Print the material below exactly as it stands, please, from its first line to the line holding "const highBar100Dark = [1, 1, 1, 1, 1, 1, 1, 1];", with no pictures.

_GIVEN MATERIAL_.
++++++
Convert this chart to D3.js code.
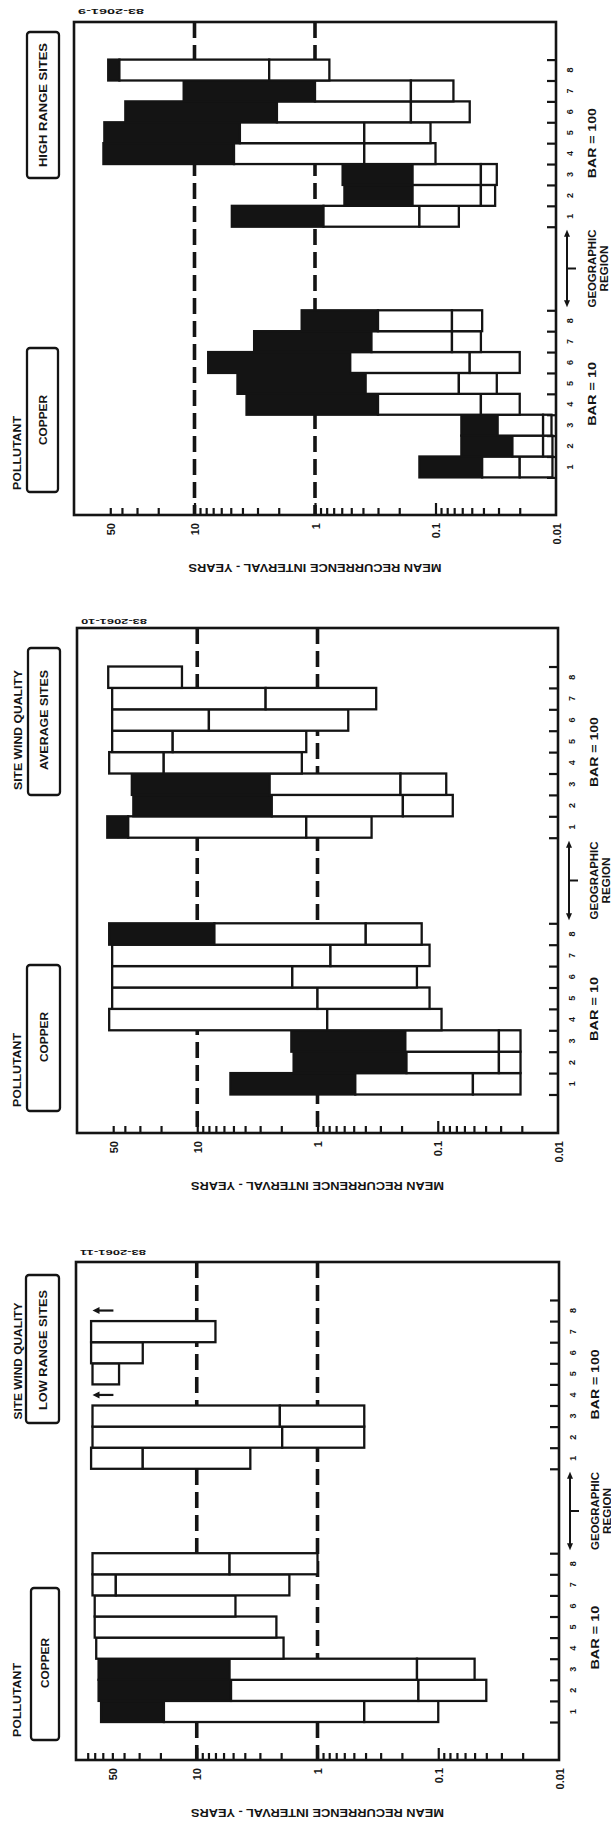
<!DOCTYPE html>
<html><head><meta charset="utf-8">
<script src="https://cdn.jsdelivr.net/npm/d3@7"></script>
<style>
body{margin:0;background:#fff}
svg{display:block}
text{font-family:'Liberation Sans Narrow','Liberation Sans','DejaVu Sans Condensed',sans-serif;font-weight:bold;fill:#141414}
</style>
</head><body><svg id="c" width="611" height="1832"></svg>
<script>
// ---------------- DATA ----------------
const regions = [1, 2, 3, 4, 5, 6, 7, 8];
const groupLabels = ["BAR = 10", "BAR = 100"];
const pollutantLabel = "POLLUTANT";
const pollutantName = "COPPER";
const siteLabel = "SITE WIND QUALITY";
const siteClasses = ["HIGH RANGE SITES", "AVERAGE SITES", "LOW RANGE SITES"];
const showSiteLabel = [false, true, true];
const figureIds = ["83-2061-9", "83-2061-10", "83-2061-11"];
const axisTitle = "MEAN RECURRENCE INTERVAL - YEARS";
const regionTitle = ["GEOGRAPHIC", "REGION"];
const mriTickValues = [50, 10, 1, 0.1, 0.01];
const mriTickLabels = ["50", "10", "1", "0.1", "0.01"];
const mriMajorTicks = [10, 1, 0.1];
const mriMinorTicks = [50, 40, 30, 20, 9, 8, 7, 6, 5, 4, 3, 2, 0.9, 0.8, 0.7, 0.6, 0.5, 0.4, 0.3, 0.2, 0.09, 0.08, 0.07, 0.06, 0.05, 0.04, 0.03, 0.02];
const mriExtraTicksLow = [80, 70, 60];
const referenceLines = [10, 1];

// Each bar: segment boundaries in years (region 1..8); first segment is dark when flag = 1
const highBar10 = [
  [0.136, 0.041, 0.020, 0.0107],
  [0.061, 0.023, 0.0128, 0.0107],
  [0.061, 0.0305, 0.0128, 0.0109],
  [3.7, 0.30, 0.042, 0.020],
  [4.4, 0.38, 0.064, 0.031],
  [7.7, 0.51, 0.052, 0.020],
  [3.2, 0.34, 0.073, 0.042],
  [1.29, 0.30, 0.073, 0.041]
];
const highBar10Dark = [1, 1, 1, 1, 1, 1, 1, 1];
const highBar100 = [
  [4.9, 0.85, 0.136, 0.064],
  [0.57, 0.155, 0.042, 0.032],
  [0.59, 0.155, 0.042, 0.031],
  [57, 4.7, 0.39, 0.10],
  [56, 4.2, 0.39, 0.11],
  [37.5, 2.07, 0.16, 0.052],
  [12.3, 1.0, 0.16, 0.071],
  [52, 42, 2.4, 0.76]
];
const highBar100Dark = [1, 1, 1, 1, 1, 1, 1, 1];

const avgBar10 = [
  [5.3, 0.485, 0.051, 0.0205],
  [1.58, 0.182, 0.031, 0.0205],
  [1.65, 0.186, 0.031, 0.0205],
  [54, 0.83, 0.093],
  [51, 1.0, 0.117],
  [51, 1.62, 0.149],
  [51, 0.78, 0.117],
  [54, 7.2, 0.397, 0.136]
];
const avgBar10Dark = [1, 1, 1, 0, 0, 0, 0, 1];
const avgBar100 = [
  [56, 37.5, 1.24, 0.355],
  [34, 2.4, 0.195, 0.075],
  [35, 2.5, 0.204, 0.085],
  [54, 19, 1.35],
  [51, 16, 1.24],
  [51, 8.0, 0.555],
  [51, 2.7, 0.325],
  [55, 13.4]
];
const avgBar100Dark = [1, 1, 1, 0, 0, 0, 0, 0];

const lowBar10 = [
  [62, 18.7, 0.41, 0.1],
  [65, 5.2, 0.146, 0.04],
  [65, 5.35, 0.15, 0.05],
  [68, 1.91],
  [70, 2.19],
  [70, 4.78],
  [73, 46.8, 1.71],
  [73, 5.35, 1.0]
];
const lowBar10Dark = [1, 1, 1, 0, 0, 0, 0, 0];
const lowBar100 = [
  [75, 28, 3.6],
  [73, 1.96, 0.41],
  [73, 2.05, 0.41],
  null,
  [73, 44],
  [75, 28],
  [75, 7.0],
  null
];
const lowBar100Dark = [0, 0, 0, 0, 0, 0, 0, 0];
const lowBar100ArrowRegions = [4, 8];
const lowArrowSpan = [49, 73];

// ---------------- LAYOUT ----------------
const panels = [
  { bars: [highBar10, highBar100], dark: [highBar10Dark, highBar100Dark], arrows: [],
    left: 74, right: 556, top: 22, bottom: 515, numY: 11,
    siteBox: [27, 59, 32, 178], siteC: 105, siteLen: 124, siteLabC: 0, siteLabLen: 0,
    polBox: [27, 58, 348, 492], polC: 453, copC: 420, extra: [] },
  { bars: [avgBar10, avgBar100], dark: [avgBar10Dark, avgBar100Dark], arrows: [],
    left: 77, right: 558, top: 628, bottom: 1133, numY: 621,
    siteBox: [28, 60, 648, 795], siteC: 720, siteLen: 100, siteLabC: 730, siteLabLen: 120,
    polBox: [27, 60, 965, 1111], polC: 1070, copC: 1037, extra: [] },
  { bars: [lowBar10, lowBar100], dark: [lowBar10Dark, lowBar100Dark], arrows: lowBar100ArrowRegions,
    left: 76, right: 559, top: 1262, bottom: 1760, numY: 1252,
    siteBox: [26, 59, 1275, 1423], siteC: 1350, siteLen: 120, siteLabC: 1361, siteLabLen: 117,
    polBox: [31, 59, 1588, 1740], polC: 1700, copC: 1663, extra: mriExtraTicksLow }
];

const svg = d3.select('#c');
svg.append('rect').attr('width', 611).attr('height', 1832).attr('fill', '#fff');
const INK = '#141414';

function txt(g, x, y, s, size, rot, len, anchor) {
  const t = g.append('text')
    .attr('transform', `translate(${x},${y}) rotate(${rot})`)
    .attr('text-anchor', anchor || 'middle')
    .attr('dominant-baseline', 'central')
    .attr('font-size', size)
    .text(s);
  if (len) t.attr('textLength', len).attr('lengthAdjust', 'spacingAndGlyphs');
  return t;
}

panels.forEach((P, pi) => {
  const g = svg.append('g');
  const xs = d3.scaleLog().domain([100, 0.01]).range([P.left, P.right]);
  const ys = d3.scaleLinear().domain([-1.8, 21.8]).range([P.bottom, P.top]);

  // reference dashed lines
  referenceLines.forEach(v => {
    g.append('line').attr('x1', xs(v)).attr('x2', xs(v)).attr('y1', P.top).attr('y2', P.bottom)
      .attr('stroke', INK).attr('stroke-width', 3.6).attr('stroke-dasharray', '16,7');
  });

  // bars
  [0, 1].forEach(gi => {
    const off = gi * 12;
    P.bars[gi].forEach((b, i) => {
      if (!b) return;
      const s0 = off + i;
      for (let j = 0; j < b.length - 1; j++) {
        const x0 = xs(b[j]), x1 = xs(b[j + 1]);
        g.append('rect').attr('x', x0).attr('y', ys(s0 + 1)).attr('width', x1 - x0)
          .attr('height', ys(s0) - ys(s0 + 1))
          .attr('fill', (j < P.dark[gi][i]) ? INK : '#fff')
          .attr('stroke', INK).attr('stroke-width', 2.3);
      }
    });
  });

  // arrows ("greater than" markers)
  P.arrows.forEach(r => {
    const yc = ys(12 + r - 0.5);
    const xa = xs(lowArrowSpan[1]), xb = xs(lowArrowSpan[0]);
    g.append('line').attr('x1', xa + 4).attr('x2', xb).attr('y1', yc).attr('y2', yc)
      .attr('stroke', INK).attr('stroke-width', 2.2);
    g.append('path').attr('d', `M${xa},${yc} L${xa + 7},${yc - 3.5} L${xa + 7},${yc + 3.5} Z`).attr('fill', INK);
  });

  // frame
  g.append('rect').attr('x', P.left).attr('y', P.top).attr('width', P.right - P.left)
    .attr('height', P.bottom - P.top).attr('fill', 'none').attr('stroke', INK).attr('stroke-width', 2.6);

  // bottom axis ticks (inward)
  const axMinor = g.append('g').attr('transform', `translate(0,${P.bottom})`)
    .call(d3.axisBottom(xs).tickValues(mriMinorTicks.concat(P.extra)).tickSize(-7).tickFormat(''));
  const axMajor = g.append('g').attr('transform', `translate(0,${P.bottom})`)
    .call(d3.axisBottom(xs).tickValues(mriMajorTicks).tickSize(-12).tickFormat(''));
  const axLab = g.append('g').attr('transform', `translate(0,${P.bottom})`)
    .call(d3.axisBottom(xs).tickValues(mriTickValues).tickSize(0)
      .tickFormat(d => mriTickLabels[mriTickValues.indexOf(d)]));
  [axMinor, axMajor, axLab].forEach(a => {
    a.select('.domain').remove();
    a.attr('font-family', null).attr('font-size', null);
    a.selectAll('line').attr('stroke', INK).attr('stroke-width', 2.2);
  });
  axLab.selectAll('text').attr('y', null).attr('dy', null).attr('fill', INK)
    .attr('transform', 'translate(0,8) rotate(-90)').attr('text-anchor', 'end')
    .attr('dominant-baseline', 'central').attr('font-size', 11);

  // axis title (upside down)
  txt(g, (P.left + P.right) / 2, P.bottom + 53, axisTitle, 11, 180, 253);

  // right region axis
  const bounds = d3.range(0, 9).concat(d3.range(12, 21));
  const axR = g.append('g').attr('transform', `translate(${P.right},0)`)
    .call(d3.axisRight(ys).tickValues(bounds).tickSize(-9).tickFormat(''));
  axR.select('.domain').remove();
  axR.selectAll('line').attr('stroke', INK).attr('stroke-width', 2.2);
  [0, 1].forEach(gi => {
    regions.forEach((r, i) => {
      txt(g, P.right + 14, ys(gi * 12 + i + 0.5), String(r), 9, -90);
    });
    txt(g, P.right + 36, ys(gi * 12 + 4), groupLabels[gi], 11, -90, gi ? 70 : 64);
  });
  // geographic region bracket
  const yTop = ys(12) + 3, yBot = ys(8) - 3, xl = P.right + 11;
  g.append('line').attr('x1', xl).attr('x2', xl).attr('y1', yTop + 4).attr('y2', yBot - 4)
    .attr('stroke', INK).attr('stroke-width', 2);
  g.append('path').attr('d', `M${xl},${yTop} L${xl - 3},${yTop + 7} L${xl + 3},${yTop + 7} Z`).attr('fill', INK);
  g.append('path').attr('d', `M${xl},${yBot} L${xl - 3},${yBot - 7} L${xl + 3},${yBot - 7} Z`).attr('fill', INK);
  g.append('line').attr('x1', xl).attr('x2', xl + 9).attr('y1', ys(10)).attr('y2', ys(10))
    .attr('stroke', INK).attr('stroke-width', 2);
  txt(g, P.right + 36, ys(10), regionTitle[0], 10, -90, 78);
  txt(g, P.right + 48, ys(10), regionTitle[1], 10, -90, 46);

  // figure id (upside down)
  txt(g, P.left + 37, P.numY, figureIds[pi], 8, 180, 66);

  // site quality box
  const sb = P.siteBox;
  g.append('rect').attr('x', sb[0]).attr('y', sb[2]).attr('width', sb[1] - sb[0]).attr('height', sb[3] - sb[2])
    .attr('rx', 3).attr('fill', 'none').attr('stroke', INK).attr('stroke-width', 2.3);
  txt(g, (sb[0] + sb[1]) / 2, P.siteC, siteClasses[pi], 11, -90, P.siteLen);
  if (showSiteLabel[pi]) txt(g, 18, P.siteLabC, siteLabel, 10, -90, P.siteLabLen);

  // pollutant box
  const pb = P.polBox;
  g.append('rect').attr('x', pb[0]).attr('y', pb[2]).attr('width', pb[1] - pb[0]).attr('height', pb[3] - pb[2])
    .attr('rx', 3).attr('fill', 'none').attr('stroke', INK).attr('stroke-width', 2.3);
  txt(g, (pb[0] + pb[1]) / 2, P.copC, pollutantName, 11, -90, 50);
  txt(g, 17, P.polC, pollutantLabel, 10, -90, 74);
});
</script>
</body></html>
++++++
_EXPECTED OUTPUT_.
Convert this chart to D3.js code.
<!DOCTYPE html>
<html><head><meta charset="utf-8">
<script src="https://cdn.jsdelivr.net/npm/d3@7"></script>
<style>
body{margin:0;background:#fff}
svg{display:block}
text{font-family:'Liberation Sans Narrow','Liberation Sans','DejaVu Sans Condensed',sans-serif;font-weight:bold;fill:#141414}
</style>
</head><body><svg id="c" width="611" height="1832"></svg>
<script>
// ---------------- DATA ----------------
const regions = [1, 2, 3, 4, 5, 6, 7, 8];
const groupLabels = ["BAR = 10", "BAR = 100"];
const pollutantLabel = "POLLUTANT";
const pollutantName = "COPPER";
const siteLabel = "SITE WIND QUALITY";
const siteClasses = ["HIGH RANGE SITES", "AVERAGE SITES", "LOW RANGE SITES"];
const showSiteLabel = [false, true, true];
const figureIds = ["83-2061-9", "83-2061-10", "83-2061-11"];
const axisTitle = "MEAN RECURRENCE INTERVAL - YEARS";
const regionTitle = ["GEOGRAPHIC", "REGION"];
const mriTickValues = [50, 10, 1, 0.1, 0.01];
const mriTickLabels = ["50", "10", "1", "0.1", "0.01"];
const mriMajorTicks = [10, 1, 0.1];
const mriMinorTicks = [50, 40, 30, 20, 9, 8, 7, 6, 5, 4, 3, 2, 0.9, 0.8, 0.7, 0.6, 0.5, 0.4, 0.3, 0.2, 0.09, 0.08, 0.07, 0.06, 0.05, 0.04, 0.03, 0.02];
const mriExtraTicksLow = [80, 70, 60];
const referenceLines = [10, 1];

// Each bar: segment boundaries in years (region 1..8); first segment is dark when flag = 1
const highBar10 = [
  [0.136, 0.041, 0.020, 0.0107],
  [0.061, 0.023, 0.0128, 0.0107],
  [0.061, 0.0305, 0.0128, 0.0109],
  [3.7, 0.30, 0.042, 0.020],
  [4.4, 0.38, 0.064, 0.031],
  [7.7, 0.51, 0.052, 0.020],
  [3.2, 0.34, 0.073, 0.042],
  [1.29, 0.30, 0.073, 0.041]
];
const highBar10Dark = [1, 1, 1, 1, 1, 1, 1, 1];
const highBar100 = [
  [4.9, 0.85, 0.136, 0.064],
  [0.57, 0.155, 0.042, 0.032],
  [0.59, 0.155, 0.042, 0.031],
  [57, 4.7, 0.39, 0.10],
  [56, 4.2, 0.39, 0.11],
  [37.5, 2.07, 0.16, 0.052],
  [12.3, 1.0, 0.16, 0.071],
  [52, 42, 2.4, 0.76]
];
const highBar100Dark = [1, 1, 1, 1, 1, 1, 1, 1];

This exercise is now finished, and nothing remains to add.